Imagine you work as a data analyst for a power company responsible for maintaining the power grid. The company wants to understand the relationship between daily average temperature and the likelihood of power grid failures within a day. You have collected data on the daily average temperature and whether there was a power grid failure on each day. Your goal is to analyze this data and determine if daily average temperature has an impact on power grid failure.
Let’s see your data. (It turns out is simulated data that I made up.)

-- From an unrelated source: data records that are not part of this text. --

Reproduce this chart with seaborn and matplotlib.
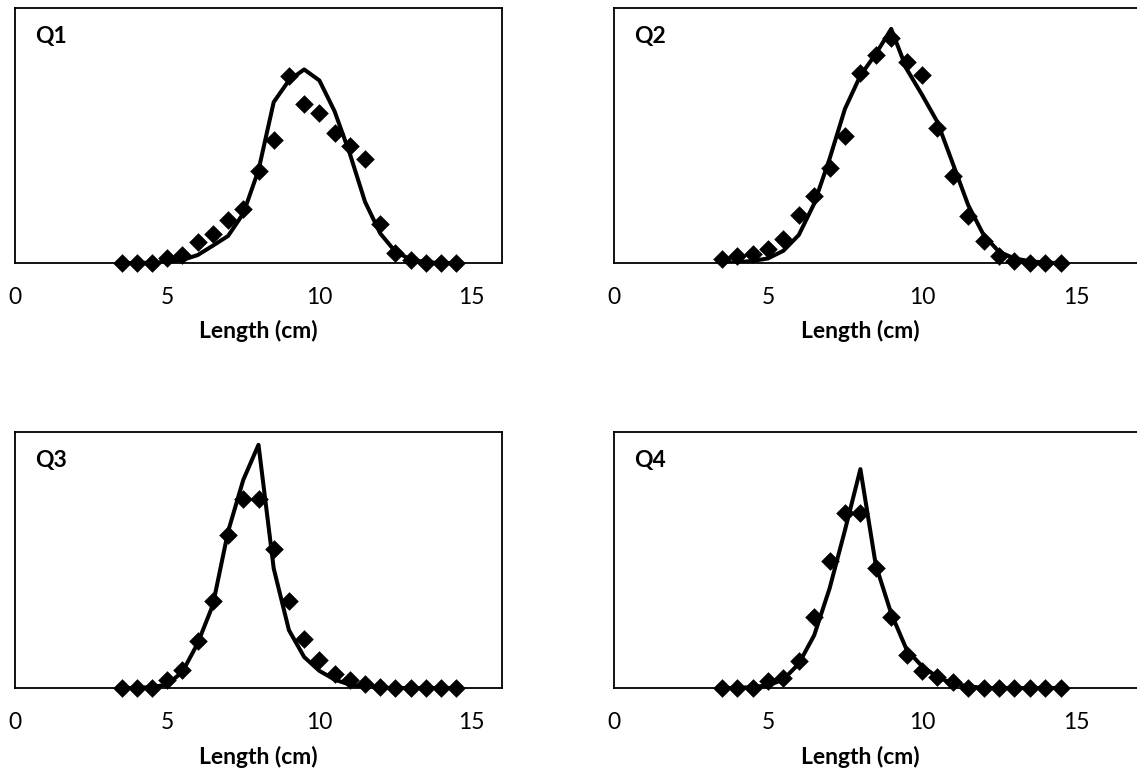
import matplotlib
matplotlib.use("Agg")
import matplotlib.pyplot as plt
import seaborn as sns
import pandas as pd

# Length classes (cm)
lengths = [3.5, 4.0, 4.5, 5.0, 5.5, 6.0, 6.5, 7.0, 7.5, 8.0, 8.5, 9.0, 9.5,
           10.0, 10.5, 11.0, 11.5, 12.0, 12.5, 13.0, 13.5, 14.0, 14.5]

# Observed (diamonds) and fitted (line) relative frequencies per quarter
q1_obs = [0, 0, 0, 0.018, 0.031, 0.081, 0.112, 0.168, 0.21, 0.36, 0.484, 0.734, 0.623,
          0.59, 0.511, 0.459, 0.409, 0.153, 0.038, 0.012, 0, 0, 0]
q1_fit = [0, 0, 0.001, 0.004, 0.012, 0.031, 0.068, 0.106, 0.194, 0.364, 0.631, 0.716, 0.759,
          0.716, 0.595, 0.429, 0.24, 0.116, 0.044, 0.014, 0.003, 0, 0]

q2_obs = [0.014, 0.027, 0.034, 0.053, 0.093, 0.19, 0.262, 0.373, 0.498, 0.746, 0.817, 0.881, 0.787,
          0.739, 0.529, 0.342, 0.184, 0.087, 0.027, 0.008, 0, 0, 0]
q2_fit = [0, 0.003, 0.008, 0.018, 0.048, 0.11, 0.233, 0.409, 0.605, 0.735, 0.82, 0.918, 0.761,
          0.66, 0.553, 0.39, 0.227, 0.11, 0.044, 0.018, 0.007, 0.001, 0]

q3_obs = [0, 0, 0, 0.03, 0.072, 0.183, 0.339, 0.598, 0.738, 0.738, 0.542, 0.339, 0.191,
          0.108, 0.056, 0.033, 0.017, 0.004, 0, 0, 0, 0, 0]
q3_fit = [0, 0, 0.004, 0.013, 0.063, 0.174, 0.324, 0.611, 0.813, 0.95, 0.467, 0.226, 0.121,
          0.067, 0.033, 0.013, 0.004, 0, 0, 0, 0, 0, 0]

q4_obs = [0, 0, 0, 0.026, 0.039, 0.106, 0.278, 0.496, 0.683, 0.683, 0.47, 0.278, 0.128,
          0.067, 0.043, 0.023, 0, 0, 0, 0, 0, 0, 0]
q4_fit = [0, 0, 0.004, 0.01, 0.033, 0.095, 0.206, 0.389, 0.617, 0.855, 0.48, 0.291, 0.15,
          0.085, 0.043, 0.017, 0.007, 0, 0, 0, 0, 0, 0]

panel_names = ["Q1", "Q2", "Q3", "Q4"]
x_ticks = [0, 5, 10, 15]
x_label = "Length (cm)"

sns.set_theme(style="white")
plt.rcParams['font.family'] = ['Lato', 'DejaVu Sans']

W, H = 1137, 781
fig = plt.figure(figsize=(W / 100, H / 100), dpi=100)

# axes rectangles in pixels: left, top, right, bottom
rects = [
    (15, 8, 502, 263, 16.0),
    (614, 8, 1153, 263, 17.5),
    (15, 432, 502, 688, 16.0),
    (614, 432, 1153, 688, 17.5),
]
obs_sets = [q1_obs, q2_obs, q3_obs, q4_obs]
fit_sets = [q1_fit, q2_fit, q3_fit, q4_fit]

for (l, t, r, b, xmax), name, obs, fit in zip(rects, panel_names, obs_sets, fit_sets):
    ax = fig.add_axes([l / W, 1 - b / H, (r - l) / W, (b - t) / H])
    df = pd.DataFrame({"length": lengths, "obs": obs, "fit": fit})
    sns.lineplot(data=df, x="length", y="fit", ax=ax, color="black", linewidth=2.9,
                 zorder=3)
    sns.scatterplot(data=df, x="length", y="obs", ax=ax, color="black", marker="D",
                    s=90, edgecolor="black", linewidth=0, zorder=4, clip_on=False)
    ax.set_xlim(0, xmax)
    ax.set_ylim(0, 1.0)
    ax.set_xticks(x_ticks)
    ax.set_xticklabels([str(v) for v in x_ticks])
    ax.set_yticks([])
    ax.set_ylabel("")
    ax.tick_params(axis="x", length=0, pad=17, labelsize=16.5, colors="black")
    ax.set_xlabel(x_label, fontsize=16.5, fontweight="bold", color="black")
    ax.xaxis.set_label_coords(8.0 / xmax, -0.225)
    for sp in ax.spines.values():
        sp.set_visible(True)
        sp.set_color("black")
        sp.set_linewidth(1.3)
    ax.text(20 / (r - l), 1 - 29 / (b - t), name, transform=ax.transAxes,
            fontsize=16.5, fontweight="bold", va="center", ha="left", color="black")

fig.savefig("out.png", dpi=100)
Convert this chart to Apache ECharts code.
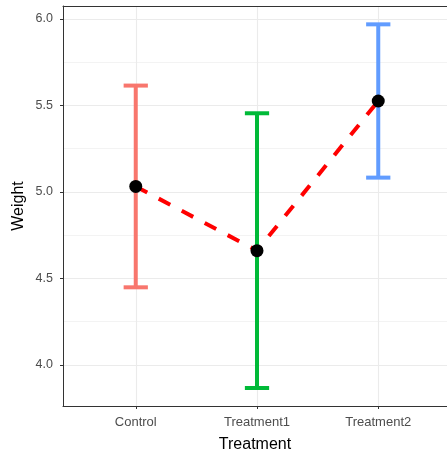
<!DOCTYPE html>
<html>
<head>
<meta charset="utf-8">
<script src="https://cdn.jsdelivr.net/npm/echarts@6/dist/echarts.min.js"></script>
<style>
html,body{margin:0;padding:0;background:#fff;}
#chart{width:447px;height:452px;}
</style>
</head>
<body>
<div id="chart"></div>
<script>
const categories = ['Control', 'Treatment1', 'Treatment2'];
const means = [5.032, 4.661, 5.526];
const lower = [4.449, 3.867, 5.083];
const upper = [5.615, 5.455, 5.969];
const yMajorTicks = [4.0, 4.5, 5.0, 5.5, 6.0];
const yMinorTicks = [4.25, 4.75, 5.25, 5.75];
const xTicks = [0, 1, 2];

const barColors = ['#F8766D', '#00BA38', '#619CFF'];
const FONT = '"Liberation Sans", Arial, sans-serif';

const chart = echarts.init(document.getElementById('chart'), null, {renderer: 'canvas'});

const errData = categories.map((c, i) => [i, lower[i], upper[i]]);
const meanData = categories.map((c, i) => [i, means[i]]);

const gridLines = [
  ...yMajorTicks.map(v => ({yAxis: v, lineStyle: {width: 1.1, color: '#ebebeb', type: 'solid'}})),
  ...yMinorTicks.map(v => ({yAxis: v, lineStyle: {width: 0.6, color: '#ebebeb', type: 'solid'}})),
  ...xTicks.map(v => ({xAxis: v, lineStyle: {width: 1.1, color: '#ebebeb', type: 'solid'}}))
];

chart.setOption({
  animation: false,
  backgroundColor: '#fff',
  grid: {left: 63, top: 6, bottom: 46, right: 0, show: false, containLabel: false, outerBoundsMode: 'none'},
  xAxis: [{
    type: 'value', min: -0.6, max: 2.567,
    name: 'Treatment', nameLocation: 'middle', nameGap: 31,
    nameTextStyle: {fontFamily: FONT, fontSize: 16, color: '#000'},
    axisLine: {show: true, onZero: false, lineStyle: {color: '#333', width: 1}},
    axisTick: {show: true, customValues: xTicks, length: 3, lineStyle: {color: '#333', width: 1}},
    axisLabel: {customValues: xTicks, formatter: v => categories[Math.round(v)], fontFamily: FONT, fontSize: 13, color: '#4d4d4d', margin: 10},
    splitLine: {show: false}
  }, {
    type: 'value', position: 'top', min: -0.6, max: 2.567,
    axisLine: {show: true, onZero: false, lineStyle: {color: '#333', width: 1}},
    axisTick: {show: false}, axisLabel: {show: false}, splitLine: {show: false}
  }],
  yAxis: {
    type: 'value', min: 3.763, max: 6.075,
    name: 'Weight', nameLocation: 'middle', nameGap: 36, nameRotate: 90, nameMoveOverlap: false,
    nameTextStyle: {fontFamily: FONT, fontSize: 16, color: '#000'},
    axisLine: {show: true, onZero: false, lineStyle: {color: '#333', width: 1}},
    axisTick: {show: true, customValues: yMajorTicks, length: 3, lineStyle: {color: '#333', width: 1}},
    axisLabel: {customValues: yMajorTicks, formatter: v => v.toFixed(1), fontFamily: FONT, fontSize: 12.5, color: '#4d4d4d', margin: 10},
    splitLine: {show: false}
  },
  series: [
    {
      type: 'line', data: [], z: 0, silent: true,
      markLine: {silent: true, z: 0, symbol: ['none', 'none'], label: {show: false}, emphasis: {disabled: true}, animation: false, data: gridLines}
    },
    {
      type: 'custom', z: 2,
      data: errData,
      renderItem: function (params, api) {
        const x = api.value(0), lo = api.value(1), hi = api.value(2);
        const pLo = api.coord([x, lo]);
        const pHi = api.coord([x, hi]);
        const l = api.coord([x - 0.1, lo])[0];
        const r = api.coord([x + 0.1, lo])[0];
        const style = {stroke: barColors[params.dataIndex], lineWidth: 4, lineCap: 'butt'};
        return {type: 'group', children: [
          {type: 'line', shape: {x1: pLo[0], y1: pLo[1], x2: pHi[0], y2: pHi[1]}, style: style},
          {type: 'line', shape: {x1: l, y1: pLo[1], x2: r, y2: pLo[1]}, style: style},
          {type: 'line', shape: {x1: l, y1: pHi[1], x2: r, y2: pHi[1]}, style: style}
        ]};
      }
    },
    {
      type: 'line', z: 3, data: meanData, symbol: 'none',
      lineStyle: {color: '#ff0000', width: 4, type: [13, 13], cap: 'butt'}
    },
    {
      type: 'scatter', z: 4, data: meanData, symbol: 'circle', symbolSize: 13,
      itemStyle: {color: '#000', opacity: 1}
    }
  ]
});
</script>
</body>
</html>
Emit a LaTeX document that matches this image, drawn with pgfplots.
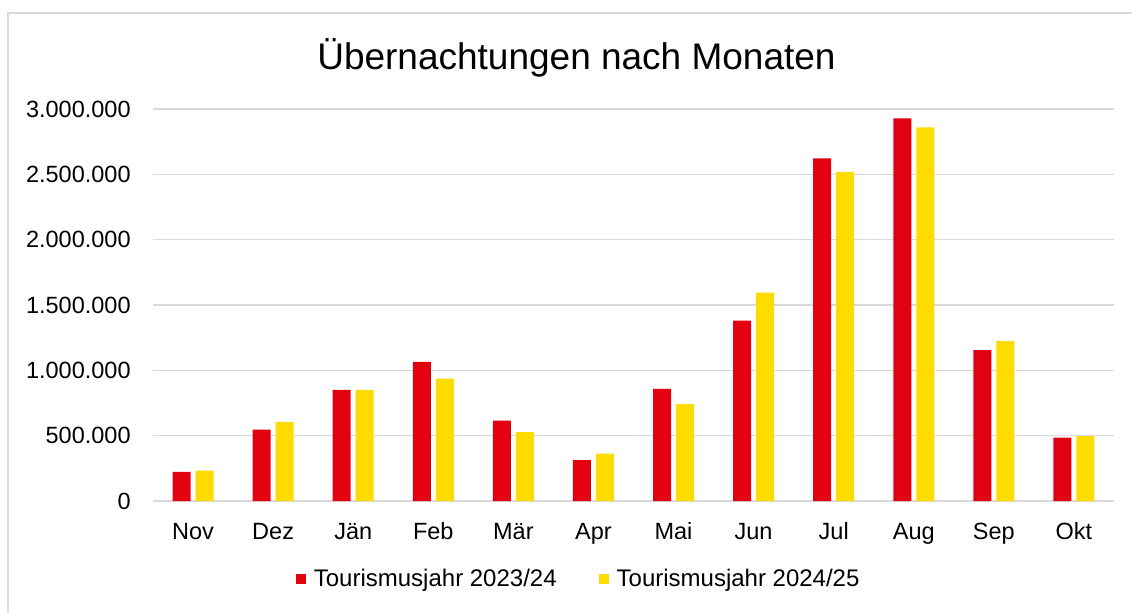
\documentclass[border=0pt]{standalone}
\usepackage{fontspec}
\setmainfont{Liberation Sans}
\usepackage{pgfplots}
\pgfplotsset{compat=1.18}
\definecolor{cred}{HTML}{E3000F}
\definecolor{cyel}{HTML}{FFDC00}
\definecolor{cgrid}{HTML}{D9D9D9}
\begin{document}
\begin{tikzpicture}[x=1pt,y=1pt]
\useasboundingbox (-76.5,-55.5) rectangle (489.5,250.5);
\draw[cgrid, line width=1pt] (-72.5,-60) -- (-72.5,244) -- (495,244);
\begin{axis}[
  at={(0,0)}, anchor=south west,
  width=480.5pt, height=196pt, scale only axis,
  ymin=0, ymax=3000000,
  xmin=-0.5, xmax=11.5,
  ytick={0,500000,1000000,1500000,2000000,2500000,3000000},
  scaled y ticks=false,
  xtick={0,1,2,3,4,5,6,7,8,9,10,11},
  xticklabels={Nov,Dez,Jän,Feb,Mär,Apr,Mai,Jun,Jul,Aug,Sep,Okt},
  axis line style={draw=none},
  major tick length=0pt,
  ymajorgrids, major grid style={cgrid, line width=0.8pt},
  yticklabel style={inner sep=0pt, xshift=-11pt, font=\fontsize{11.75}{14}\selectfont,
     /pgf/number format/.cd, fixed, precision=0, 1000 sep={.}, assume math mode=true},
  xticklabel style={inner sep=0pt, text height=9pt, text depth=2pt, yshift=-10pt, font=\fontsize{11.75}{14}\selectfont},
  ybar=2.5pt, bar width=9pt,
  legend columns=2,
  legend style={at={(0.444,-0.199)}, anchor=center, draw=none, fill=none,
     font=\fontsize{12}{14}\selectfont,
     /tikz/every odd column/.append style={column sep=2pt},
     /tikz/every even column/.append style={column sep=19pt}},
  legend image code/.code={\fill[#1] (0pt,-2.5pt) rectangle (5pt,2.5pt);},
]
\addplot[fill=cred, draw=none] coordinates {
 (0,222000) (1,547000) (2,851000) (3,1065000) (4,616000) (5,313000)
 (6,858000) (7,1381000) (8,2622000) (9,2928000) (10,1154000) (11,486000)};
\addplot[fill=cyel, draw=none] coordinates {
 (0,232000) (1,606000) (2,851000) (3,937000) (4,527000) (5,362000)
 (6,742000) (7,1595000) (8,2518000) (9,2859000) (10,1223000) (11,497000)};
\legend{Tourismusjahr 2023/24, Tourismusjahr 2024/25}
\end{axis}
\node[anchor=base, font=\fontsize{18.5}{22}\selectfont] at (211.75,215.5) {Übernachtungen nach Monaten};
\end{tikzpicture}
\end{document}
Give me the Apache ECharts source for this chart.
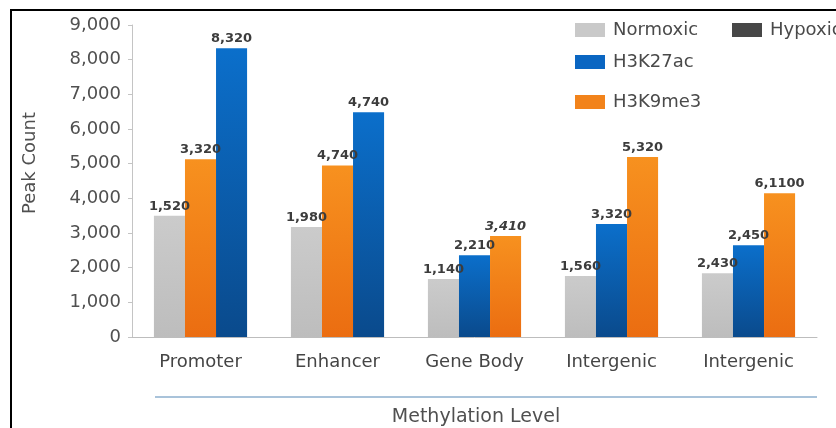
<!DOCTYPE html>
<html>
<head>
<meta charset="utf-8">
<script src="https://cdn.jsdelivr.net/npm/echarts@6/dist/echarts.min.js"></script>
<style>html,body{margin:0;padding:0;background:#fff;}#c{width:836px;height:428px;}</style>
</head>
<body>
<div id="c"></div>
<script>
// ---- data ----
const categories = ['Promoter', 'Enhancer', 'Gene Body', 'Intergenic', 'Intergenic'];
const normoxic = [3500, 3170, 1670, 1760, 1840];
const h3k27ac = [8330, 6480, 2360, 3260, 2650];
const h3k9me3 = [5130, 4950, 2910, 5190, 4150];
const normoxicLabels = ['1,520', '1,980', '1,140', '1,560', '2,430'];
const h3k27acLabels = ['8,320', '4,740', '2,210', '3,320', '2,450'];
const h3k9me3Labels = ['3,320', '4,740', '3,410', '5,320', '6,1100'];
// bar slot within each group (2 = middle, 3 = right)
const h3k27acSlot = [3, 3, 2, 2, 2];
const h3k9me3Slot = [2, 2, 3, 3, 3];
const yTicks = [0, 1000, 2000, 3000, 4000, 5000, 6000, 7000, 8000, 9000];

const FONT = '"DejaVu Sans", sans-serif';
function grad(top, bottom) {
  return new echarts.graphic.LinearGradient(0, 0, 0, 1, [
    { offset: 0, color: top }, { offset: 1, color: bottom }
  ]);
}
const colGray = grad('#cbcbcb', '#bdbdbd');
const colBlue = grad('#0b6fcb', '#0a4a8c');
const colOrange = grad('#f7911f', '#eb6d11');

function labelOpt(texts) {
  return {
    show: true, position: 'top', distance: 3,
    fontFamily: FONT, fontSize: 13, fontWeight: 'bold', color: '#3c3c3c',
    formatter: p => texts[p.dataIndex],
    rich: {}
  };
}
function pick(vals, slots, s) {
  return vals.map((v, i) => slots[i] === s ? v : '-');
}
function mkBar(name, data, color, stack, texts) {
  return {
    name: name, type: 'bar', stack: stack, data: data,
    itemStyle: { color: color },
    label: labelOpt(texts),
    emphasis: { disabled: true }
  };
}

const series = [
  mkBar('Normoxic', normoxic, colGray, 's1', normoxicLabels),
  mkBar('H3K9me3', pick(h3k9me3, h3k9me3Slot, 2), colOrange, 's2', h3k9me3Labels),
  mkBar('H3K27ac', pick(h3k27ac, h3k27acSlot, 2), colBlue, 's2', h3k27acLabels),
  mkBar('H3K27ac', pick(h3k27ac, h3k27acSlot, 3), colBlue, 's3', h3k27acLabels),
  mkBar('H3K9me3', pick(h3k9me3, h3k9me3Slot, 3), colOrange, 's3', h3k9me3Labels),
  { name: 'Hypoxic', type: 'bar', stack: 's3', data: [], itemStyle: { color: '#484848' } }
];
// italic label for 3,410
series[4].label.formatter = p => (h3k9me3Labels[p.dataIndex] === '3,410' ? '{i|3,410}' : h3k9me3Labels[p.dataIndex]);
series[4].label.rich = { i: { fontStyle: 'italic', fontWeight: 'bold', fontSize: 13, fontFamily: FONT, color: '#3c3c3c' } };

function leg(name, left, top, color) {
  return {
    data: [{ name: name, itemStyle: { color: color } }],
    left: left, top: top, itemWidth: 30, itemHeight: 14, itemGap: 0,
    selectedMode: false,
    textStyle: { fontFamily: FONT, fontSize: 18, color: '#4a4a4a', padding: [0, 0, 0, 3] },
    icon: 'rect'
  };
}

const chart = echarts.init(document.getElementById('c'), null, { renderer: 'canvas' });
chart.setOption({
  animation: false,
  backgroundColor: '#ffffff',
  grid: { left: 132, right: 19, top: 25, bottom: 91, containLabel: false },
  legend: [
    leg('Normoxic', 570, 16, '#c9c9c9'),
    leg('Hypoxic', 727, 16, '#474747'),
    leg('H3K27ac', 570, 48, '#0a66c2'),
    leg('H3K9me3', 570, 88, '#f2831b')
  ],
  xAxis: {
    type: 'category', data: categories,
    axisLine: { show: true, lineStyle: { color: '#bdbdbd', width: 1 } },
    axisTick: { show: false },
    axisLabel: { fontFamily: FONT, fontSize: 18, color: '#454545', margin: 16 }
  },
  yAxis: {
    type: 'value', min: yTicks[0], max: yTicks[yTicks.length - 1], interval: 1000,
    axisLine: { show: true, lineStyle: { color: '#c4c4c4', width: 1 } },
    axisTick: { show: true, length: 4, lineStyle: { color: '#c4c4c4' } },
    splitLine: { show: false },
    axisLabel: {
      fontFamily: FONT, fontSize: 18, color: '#505050', margin: 11,
      formatter: v => v.toLocaleString('en-US')
    }
  },
  series: series.map(s => Object.assign(s, { barGap: '0%', barCategoryGap: '32%' })),
  graphic: [
    { type: 'rect', shape: { x: 11, y: 10, width: 900, height: 600 },
      style: { fill: 'none', stroke: '#000', lineWidth: 2 }, silent: true },
    { type: 'line', shape: { x1: 155, y1: 397, x2: 817, y2: 397 },
      style: { stroke: '#a9c3da', lineWidth: 2 }, silent: true },
    { type: 'text', x: 476, y: 417,
      style: { text: 'Methylation Level', fontFamily: FONT, fontSize: 19, fill: '#505050', align: 'center', verticalAlign: 'middle' } },
    { type: 'text', x: 30, y: 163, rotation: Math.PI / 2,
      style: { text: 'Peak Count', fontFamily: FONT, fontSize: 18, fill: '#505050', align: 'center', verticalAlign: 'middle' } }
  ]
});
</script>
</body>
</html>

data_daily_temp<-read_csv("../data/daily_temp_.csv")
head(data_daily_temp,1)
## # A tibble: 1 × 2
## temperature success
## <dbl> <dbl>
## 1 88.2 0
The temperature variable represents the daily average temperature (in Fahrenheit), and the success variable is a binary outcome (1 = there was not a power grid failure on the day, 0 = there was a power grid failure on the day).
Let’s recode it to have it in terms of failure
data_daily_temp<-data_daily_temp%>%mutate(failure=1-success)
data_daily_temp<-select(data_daily_temp,-success)
head(data_daily_temp,1)
## # A tibble: 1 × 2
## temperature failure
## <dbl> <dbl>
## 1 88.2 1
In this example, you model the relationship using logistic regression. The accuracy of the logistic regression model is high, demonstrating that the model can successfully predict power grid failures based on daily average temperature. See below (for full details, see the .Rmd file):
## [1] "Logistic Regression Accuracy using a threshold prob of 0.5 on the test set: 0.883333333333333"
The relationship between daily temperature and power grid failure appears to follow a S-shaped curve sort of well but we could probably do even better with another model besides logistic regression if you look at that graph. It suggests that we can use logistic regression but like the previous example we may be able to get away with another type of classification model!